Still, the obstacles were daunting. Yes, I had left the State Department with some of the highest approval ratings of anyone in public life—one poll from the Wall Street Journal and NBC News in January 2013 put me at 69 percent. I was also the most admired woman in the world, according to the annual Gallup poll. Ah, the good old days.

But I knew that my high approval rating was partly because Republicans had been willing to work with me when I was Secretary and praised my service. They had trained their fire on President Obama and largely left me alone. Also, the press corps covering me in those years genuinely cared about the work of diplomacy and the issues I dealt with, which meant the news coverage of my work was substantive and, for the most part, accurate. I knew it would be different if I ran for President again. And as Bill said—and history supported—the country’s perennial desire for change would make it hard for any Democrat to win, especially one like me who was closely tied to the current administration.
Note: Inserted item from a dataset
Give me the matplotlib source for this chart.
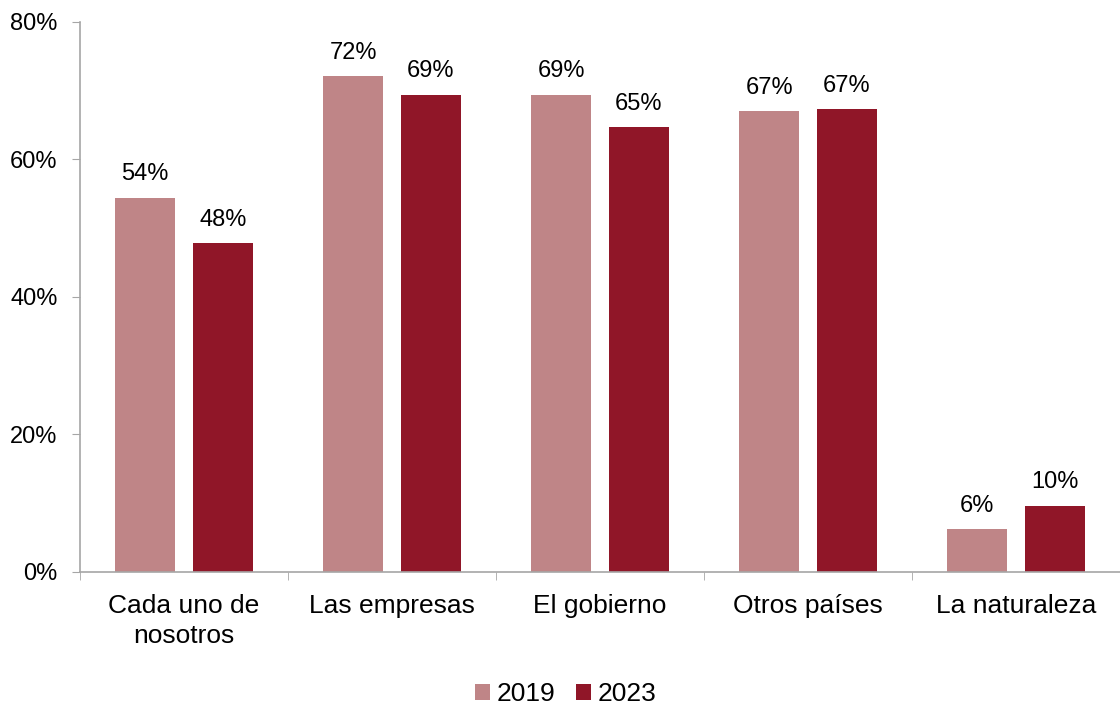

In 2014, President Obama’s approval rating was stuck in the low 40s. Despite the administration’s best efforts, the economic recovery was still anemic, with wages and real incomes stagnating for most Americans. The administration had botched the rollout of the new health care marketplaces, a centerpiece of the President’s signature legislative accomplishment, the Affordable Care Act. A new terrorist group, ISIS, was seizing territory in Iraq and Syria and beheading civilians live on the internet. There was even a terrifying Ebola epidemic in Africa that many Americans worried would jump to the United States. Thankfully, the Obama administration reacted swiftly to shore up our public health defenses and support Ebola response efforts in West Africa. Despite the facts, conservative partisans warned breathlessly—and with zero evidence—that ISIS terrorists would sneak across our southern border and bring Ebola with them. It was a right-wing conspiracy theory trifecta.

In the run-up to the 2014 midterms, Bill and I both campaigned hard across the country for endangered Democratic incumbents and competitive challengers. Late at night, we’d compare notes about the anger, resentment, and cynicism we were seeing, and the vicious Republican attacks fueling it.